* _Directive_: Locate and copy all lines bearing the word "that".

* _Provided entries_:
»»

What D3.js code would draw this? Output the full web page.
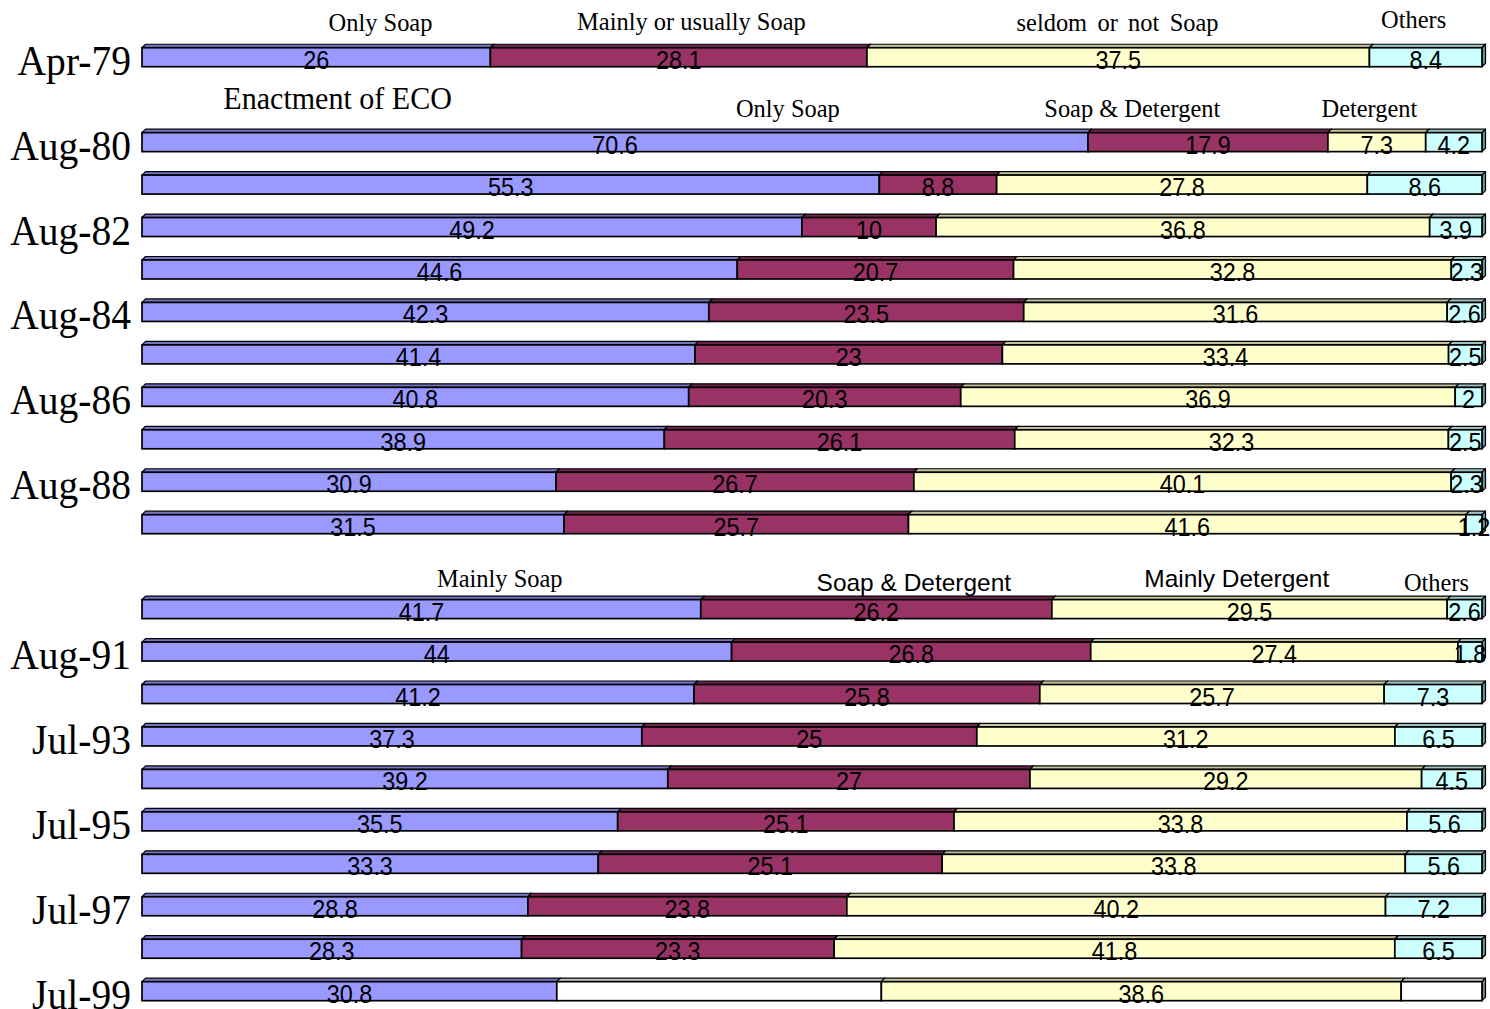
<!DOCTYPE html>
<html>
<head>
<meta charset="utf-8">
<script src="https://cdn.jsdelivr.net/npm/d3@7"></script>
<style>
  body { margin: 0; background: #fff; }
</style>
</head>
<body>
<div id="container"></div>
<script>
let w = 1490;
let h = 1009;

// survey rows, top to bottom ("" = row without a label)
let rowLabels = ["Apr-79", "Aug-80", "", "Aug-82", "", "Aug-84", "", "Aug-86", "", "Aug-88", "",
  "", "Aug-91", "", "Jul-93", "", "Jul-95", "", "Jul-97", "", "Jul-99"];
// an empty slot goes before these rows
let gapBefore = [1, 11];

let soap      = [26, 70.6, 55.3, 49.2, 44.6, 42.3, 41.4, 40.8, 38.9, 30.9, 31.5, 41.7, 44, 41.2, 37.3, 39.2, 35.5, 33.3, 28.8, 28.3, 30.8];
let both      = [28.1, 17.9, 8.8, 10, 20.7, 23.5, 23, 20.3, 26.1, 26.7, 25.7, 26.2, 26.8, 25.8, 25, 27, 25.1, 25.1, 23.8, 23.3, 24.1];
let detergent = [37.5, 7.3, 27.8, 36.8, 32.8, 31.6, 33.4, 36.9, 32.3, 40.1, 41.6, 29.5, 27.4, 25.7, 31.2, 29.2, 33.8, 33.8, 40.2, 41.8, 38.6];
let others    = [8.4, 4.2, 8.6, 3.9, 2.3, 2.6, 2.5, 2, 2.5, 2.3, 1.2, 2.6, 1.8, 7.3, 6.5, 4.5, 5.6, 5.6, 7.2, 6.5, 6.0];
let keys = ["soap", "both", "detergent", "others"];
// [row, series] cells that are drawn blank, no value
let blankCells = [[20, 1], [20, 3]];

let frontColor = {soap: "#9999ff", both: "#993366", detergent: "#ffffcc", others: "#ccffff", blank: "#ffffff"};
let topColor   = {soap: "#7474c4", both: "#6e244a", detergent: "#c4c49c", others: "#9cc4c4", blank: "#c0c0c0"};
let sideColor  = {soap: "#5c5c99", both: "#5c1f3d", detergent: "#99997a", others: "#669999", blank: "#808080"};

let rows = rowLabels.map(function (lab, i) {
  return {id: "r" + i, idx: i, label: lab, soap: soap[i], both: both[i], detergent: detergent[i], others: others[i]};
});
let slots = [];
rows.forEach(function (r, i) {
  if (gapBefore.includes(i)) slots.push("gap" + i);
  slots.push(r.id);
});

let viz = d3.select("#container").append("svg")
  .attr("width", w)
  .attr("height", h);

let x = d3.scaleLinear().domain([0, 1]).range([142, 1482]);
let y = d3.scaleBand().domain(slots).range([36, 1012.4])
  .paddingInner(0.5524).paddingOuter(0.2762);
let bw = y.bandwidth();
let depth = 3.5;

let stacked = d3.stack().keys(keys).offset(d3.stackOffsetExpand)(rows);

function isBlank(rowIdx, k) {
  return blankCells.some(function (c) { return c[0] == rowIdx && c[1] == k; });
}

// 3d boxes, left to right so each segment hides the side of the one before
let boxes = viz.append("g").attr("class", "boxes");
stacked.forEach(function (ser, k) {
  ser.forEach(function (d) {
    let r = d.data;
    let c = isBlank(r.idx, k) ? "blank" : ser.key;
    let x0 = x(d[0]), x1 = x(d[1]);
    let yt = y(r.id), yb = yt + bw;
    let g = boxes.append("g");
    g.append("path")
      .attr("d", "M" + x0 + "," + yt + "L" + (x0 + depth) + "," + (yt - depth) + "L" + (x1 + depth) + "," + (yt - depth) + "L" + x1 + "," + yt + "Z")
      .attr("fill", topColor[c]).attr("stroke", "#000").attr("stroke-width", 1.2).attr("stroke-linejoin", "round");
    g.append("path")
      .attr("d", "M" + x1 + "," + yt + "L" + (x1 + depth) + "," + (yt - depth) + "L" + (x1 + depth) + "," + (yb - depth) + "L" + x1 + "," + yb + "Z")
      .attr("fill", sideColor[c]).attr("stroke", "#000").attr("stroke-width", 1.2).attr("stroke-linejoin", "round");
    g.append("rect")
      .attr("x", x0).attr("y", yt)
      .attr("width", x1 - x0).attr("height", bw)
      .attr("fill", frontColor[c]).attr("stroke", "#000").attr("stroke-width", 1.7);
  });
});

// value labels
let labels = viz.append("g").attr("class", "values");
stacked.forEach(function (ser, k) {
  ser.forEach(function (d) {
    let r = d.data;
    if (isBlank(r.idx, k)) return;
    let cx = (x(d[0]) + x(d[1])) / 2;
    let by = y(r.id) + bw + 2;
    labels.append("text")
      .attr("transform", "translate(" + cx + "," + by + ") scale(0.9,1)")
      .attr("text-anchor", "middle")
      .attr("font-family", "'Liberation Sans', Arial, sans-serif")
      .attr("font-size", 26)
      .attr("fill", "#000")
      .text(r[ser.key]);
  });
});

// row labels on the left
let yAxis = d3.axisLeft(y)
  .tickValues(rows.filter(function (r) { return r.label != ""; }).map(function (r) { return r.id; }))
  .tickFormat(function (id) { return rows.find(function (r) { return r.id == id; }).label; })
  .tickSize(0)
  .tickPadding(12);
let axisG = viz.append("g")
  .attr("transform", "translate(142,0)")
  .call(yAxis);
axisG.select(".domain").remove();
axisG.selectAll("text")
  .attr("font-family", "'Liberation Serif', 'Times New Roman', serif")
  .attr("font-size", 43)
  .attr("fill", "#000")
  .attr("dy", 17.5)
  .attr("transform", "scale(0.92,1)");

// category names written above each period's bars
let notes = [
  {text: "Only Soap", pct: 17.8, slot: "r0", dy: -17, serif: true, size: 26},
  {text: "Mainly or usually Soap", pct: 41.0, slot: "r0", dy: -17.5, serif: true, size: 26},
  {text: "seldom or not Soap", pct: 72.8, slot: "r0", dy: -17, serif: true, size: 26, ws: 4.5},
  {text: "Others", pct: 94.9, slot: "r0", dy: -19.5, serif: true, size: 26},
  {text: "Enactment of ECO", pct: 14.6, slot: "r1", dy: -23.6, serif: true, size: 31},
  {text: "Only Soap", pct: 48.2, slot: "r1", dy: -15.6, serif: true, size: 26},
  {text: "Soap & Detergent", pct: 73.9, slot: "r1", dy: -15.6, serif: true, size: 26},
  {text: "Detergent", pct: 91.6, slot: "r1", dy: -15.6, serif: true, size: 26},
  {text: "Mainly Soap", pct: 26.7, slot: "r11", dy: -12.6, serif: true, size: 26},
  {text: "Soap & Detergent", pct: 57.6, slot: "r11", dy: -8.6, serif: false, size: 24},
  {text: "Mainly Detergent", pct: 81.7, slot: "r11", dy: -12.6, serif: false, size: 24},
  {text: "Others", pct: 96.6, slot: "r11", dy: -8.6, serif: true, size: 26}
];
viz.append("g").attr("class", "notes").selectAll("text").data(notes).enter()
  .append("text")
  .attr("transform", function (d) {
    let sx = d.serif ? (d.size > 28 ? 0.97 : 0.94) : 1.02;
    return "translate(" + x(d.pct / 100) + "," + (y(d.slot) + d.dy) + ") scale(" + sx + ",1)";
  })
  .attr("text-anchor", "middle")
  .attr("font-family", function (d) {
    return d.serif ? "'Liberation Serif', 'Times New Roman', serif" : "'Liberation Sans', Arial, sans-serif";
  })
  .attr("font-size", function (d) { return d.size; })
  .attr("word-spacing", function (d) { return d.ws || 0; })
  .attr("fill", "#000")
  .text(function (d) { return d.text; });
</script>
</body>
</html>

««
»»

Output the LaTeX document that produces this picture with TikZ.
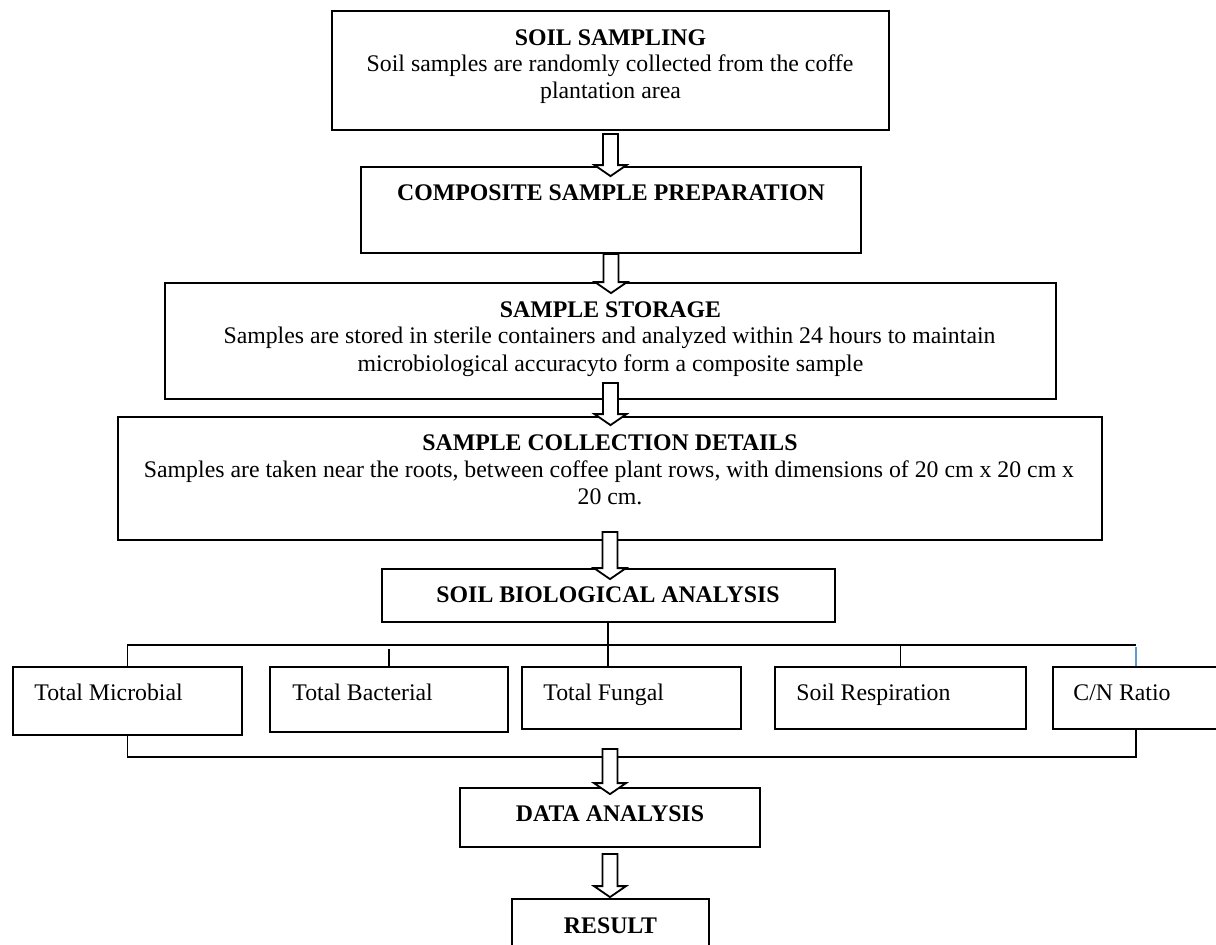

««

* _Response to the task_:
// [row, series] cells that are drawn blank, no value
Output the LaTeX document that produces this picture with TikZ.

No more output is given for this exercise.